First Author  Avraham S Year  1989
Journal  Proc Natl Acad Sci U S A Volume  86
Issue  10 Pages  3763-7
PubMed ID  2726751 Mgi Jnum  J:9815
Mgi Id  MGI:58272 Doi  10.1073/pnas.86.10.3763
Citation  Avraham S, et al. (1989) Molecular cloning of a cDNA that encodes the peptide core of a mouse mast cell secretory granule proteoglycan and comparison with the analogous rat and human cDNA. Proc Natl Acad Sci U S A 86(10):3763-7
abstractText  A cDNA that encodes a mouse secretory granule proteoglycan peptide core was isolated from a cDNA library prepared from nontransformed mouse bone marrow-derived mast cells (BMMC) using as a probe a 280-base-pair fragment of a rat cDNA that encodes the proteoglycan peptide core of rat basophilic leukemia (RBL)-1 cells.

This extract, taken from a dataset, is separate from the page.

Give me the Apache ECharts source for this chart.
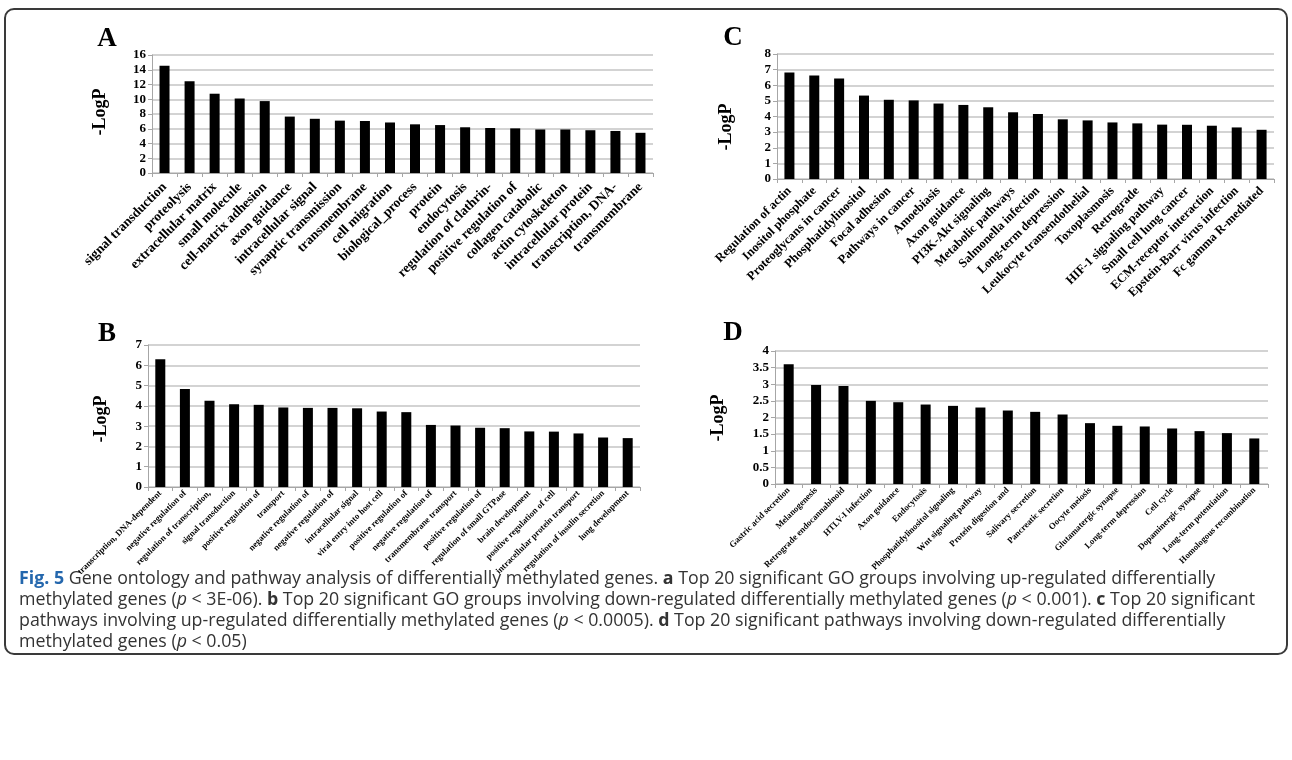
<!DOCTYPE html>
<html>
<head>
<meta charset="utf-8">
<script src="https://cdn.jsdelivr.net/npm/echarts@6/dist/echarts.min.js"></script>
<style>
  html, body { margin: 0; padding: 0; background: #fff; }
  #chart { width: 1292px; height: 760px; }
</style>
</head>
<body>
<div id="chart"></div>
<script>
// GO terms, up-regulated (panel A)
const catA = ['signal transduction', 'proteolysis', 'extracellular matrix', 'small molecule', 'cell-matrix adhesion',
  'axon guidance', 'intracellular signal', 'synaptic transmission', 'transmembrane', 'cell migration',
  'biological_process', 'protein', 'endocytosis', 'regulation of clathrin-', 'positive regulation of',
  'collagen catabolic', 'actin cytoskeleton', 'intracellular protein', 'transcription, DNA-', 'transmembrane'];
const valA = [14.55, 12.45, 10.75, 10.1, 9.75, 7.65, 7.35, 7.1, 7.05, 6.85, 6.6, 6.5, 6.2, 6.1, 6.05, 5.9, 5.9, 5.8, 5.7, 5.45];

// GO terms, down-regulated (panel B)
const catB = ['transcription, DNA-dependent', 'negative regulation of', 'regulation of transcription,', 'signal transduction',
  'positive regulation of', 'transport', 'negative regulation of', 'negative regulation of', 'intracellular signal',
  'viral entry into host cell', 'positive regulation of', 'negative regulation of', 'transmembrane transport',
  'positive regulation of', 'regulation of small GTPase', 'brain development', 'positive regulation of cell',
  'intracellular protein transport', 'regulation of insulin secretion', 'lung development'];
const valB = [6.3, 4.83, 4.25, 4.08, 4.05, 3.92, 3.9, 3.9, 3.88, 3.72, 3.69, 3.06, 3.03, 2.92, 2.9, 2.74, 2.73, 2.64, 2.44, 2.41];

// Pathways, up-regulated (panel C)
const catC = ['Regulation of actin', 'Inositol phosphate', 'Proteoglycans in cancer', 'Phosphatidylinositol', 'Focal adhesion',
  'Pathways in cancer', 'Amoebiasis', 'Axon guidance', 'PI3K-Akt signaling', 'Metabolic pathways',
  'Salmonella infection', 'Long-term depression', 'Leukocyte transendothelial', 'Toxoplasmosis', 'Retrograde',
  'HIF-1 signaling pathway', 'Small cell lung cancer', 'ECM-receptor interaction', 'Epstein-Barr virus infection', 'Fc gamma R-mediated'];
const valC = [6.82, 6.63, 6.43, 5.34, 5.07, 5.03, 4.83, 4.74, 4.59, 4.27, 4.16, 3.82, 3.75, 3.62, 3.56, 3.48, 3.47, 3.41, 3.3, 3.15];

// Pathways, down-regulated (panel D)
const catD = ['Gastric acid secretion', 'Melanogenesis', 'Retrograde endocannabinoid', 'HTLV-I infection', 'Axon guidance',
  'Endocytosis', 'Phosphatidylinositol signaling', 'Wnt signaling pathway', 'Protein digestion and', 'Salivary secretion',
  'Pancreatic secretion', 'Oocyte meiosis', 'Glutamatergic synapse', 'Long-term depression', 'Cell cycle',
  'Dopaminergic synapse', 'Long-term potentiation', 'Homologous recombination'];
const valD = [3.6, 2.98, 2.95, 2.5, 2.46, 2.39, 2.35, 2.3, 2.21, 2.17, 2.09, 1.83, 1.75, 1.73, 1.67, 1.59, 1.53, 1.37];

// y-axis scales per panel
const yMax = [16, 7, 8, 4];
const yStep = [2, 1, 1, 0.5];

const panels = [
  { cats: catA, vals: valA, grid: { left: 152, top: 55, width: 501, height: 118 }, lblSize: 13.5, lblMargin: 12 },
  { cats: catB, vals: valB, grid: { left: 148, top: 345, width: 492, height: 142 }, lblSize: 8.8, lblMargin: 5 },
  { cats: catC, vals: valC, grid: { left: 777, top: 54, width: 497, height: 125 }, lblSize: 12.5, lblMargin: 10 },
  { cats: catD, vals: valD, grid: { left: 775, top: 351, width: 493, height: 133 }, lblSize: 8.8, lblMargin: 5 }
];

const serif = '"Liberation Serif", "DejaVu Serif", serif';
const sans = '"Open Sans", "Noto Sans", Arial, sans-serif';
const axisGray = '#a6a6a6';

const grids = [], xAxes = [], yAxes = [], series = [];
panels.forEach((p, i) => {
  grids.push(Object.assign({ containLabel: false }, p.grid));
  xAxes.push({
    type: 'category', gridIndex: i, data: p.cats,
    axisLine: { show: true, lineStyle: { color: axisGray, width: 1 } },
    axisTick: { show: true, length: 4, lineStyle: { color: axisGray } },
    axisLabel: {
      interval: 0, rotate: 45, margin: p.lblMargin,
      fontFamily: serif, fontWeight: 'bold', fontSize: p.lblSize, color: '#000'
    }
  });
  yAxes.push({
    type: 'value', gridIndex: i, min: 0, max: yMax[i], interval: yStep[i],
    axisLine: { show: true, lineStyle: { color: axisGray, width: 1 } },
    axisTick: { show: true, length: 4, lineStyle: { color: axisGray } },
    splitLine: { show: true, lineStyle: { color: '#c4c4c4', width: 1.5 } },
    axisLabel: { margin: 6, fontFamily: serif, fontWeight: 'bold', fontSize: 13, color: '#000' }
  });
  series.push({
    type: 'bar', xAxisIndex: i, yAxisIndex: i, data: p.vals,
    barWidth: 10, itemStyle: { color: '#000' }, silent: true, animation: false
  });
});

// Panel letters and y-axis titles
const letters = [['A', 107, 39], ['B', 107, 334], ['C', 733, 38], ['D', 733, 333]];
const yTitles = [[100, 112], [101, 419], [726, 127], [718, 418]];
const graphic = [];
letters.forEach(([t, x, y]) => graphic.push({
  type: 'text', x, y,
  style: { text: t, font: 'bold 27px ' + serif, fill: '#000', align: 'center', verticalAlign: 'middle' }
}));
yTitles.forEach(([x, y]) => graphic.push({
  type: 'text', x, y, rotation: Math.PI / 2,
  style: { text: '-LogP', font: 'bold 18px ' + serif, fill: '#000', align: 'center', verticalAlign: 'middle' }
}));

// Figure frame
graphic.push({
  type: 'rect', shape: { x: 5, y: 9, width: 1282, height: 645, r: 9 },
  style: { fill: 'none', stroke: '#3a3a3a', lineWidth: 2 }
});

// Figure legend
const captionLines = [
  '{fig|Fig. 5} Gene ontology and pathway analysis of differentially methylated genes. {b|a} Top 20 significant GO groups involving up-regulated differentially',
  'methylated genes ({i|p} < 3E-06). {b|b} Top 20 significant GO groups involving down-regulated differentially methylated genes ({i|p} < 0.001). {b|c} Top 20 significant',
  'pathways involving up-regulated differentially methylated genes ({i|p} < 0.0005). {b|d} Top 20 significant pathways involving down-regulated differentially',
  'methylated genes ({i|p} < 0.05)'
];
const capSize = 17.8;
const capRich = {
  fig: { fontFamily: sans, fontWeight: 'bold', fontSize: capSize, fill: '#2467ad' },
  b: { fontFamily: sans, fontWeight: 'bold', fontSize: capSize, fill: '#333' },
  i: { fontFamily: sans, fontStyle: 'italic', fontSize: capSize, fill: '#333' }
};
captionLines.forEach((line, k) => graphic.push({
  type: 'text', x: 19, y: 579 + k * 21,
  style: { text: line, font: capSize + 'px ' + sans, fill: '#333', verticalAlign: 'middle', rich: capRich }
}));

const chart = echarts.init(document.getElementById('chart'), null, { renderer: 'canvas' });
chart.setOption({
  backgroundColor: '#fff',
  animation: false,
  grid: grids, xAxis: xAxes, yAxis: yAxes, series, graphic
});
</script>
</body>
</html>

Based on the consensus nucleotide sequence and deduced amino acid sequence of the cDNA, the mouse BMMC proteoglycan peptide core is 16.7 kDa and contains a 21-amino acid glycosaminoglycan attachment region consisting of alternating serine and glycine residues. When the predicted amino acid sequence of the mouse BMMC proteoglycan peptide core was compared with the predicted amino acid sequences of the homologous molecules expressed in RBL-1 cells and in human promyelocytic leukemia HL-60 cells, the mouse-derived sequence was more closely homologous to the rat sequence than the human sequence except for the length of the serine-glycine repeat region. The N terminus was found to be a highly conserved region of the molecule in the three species, suggesting that this region is important for the structure, function, and/or metabolism of this family of proteoglycans. Nucleotide sequences within the 5' and 3' untranslated regions of the mouse, rat, and human proteoglycan cDNA were conserved. That similar sequences were also present in the corresponding regions of a cDNA that encodes a rat mast cell protease suggests that particular nucleotide sequences may be important for regulation of expression of those proteins that are destined to reside in secretory granules.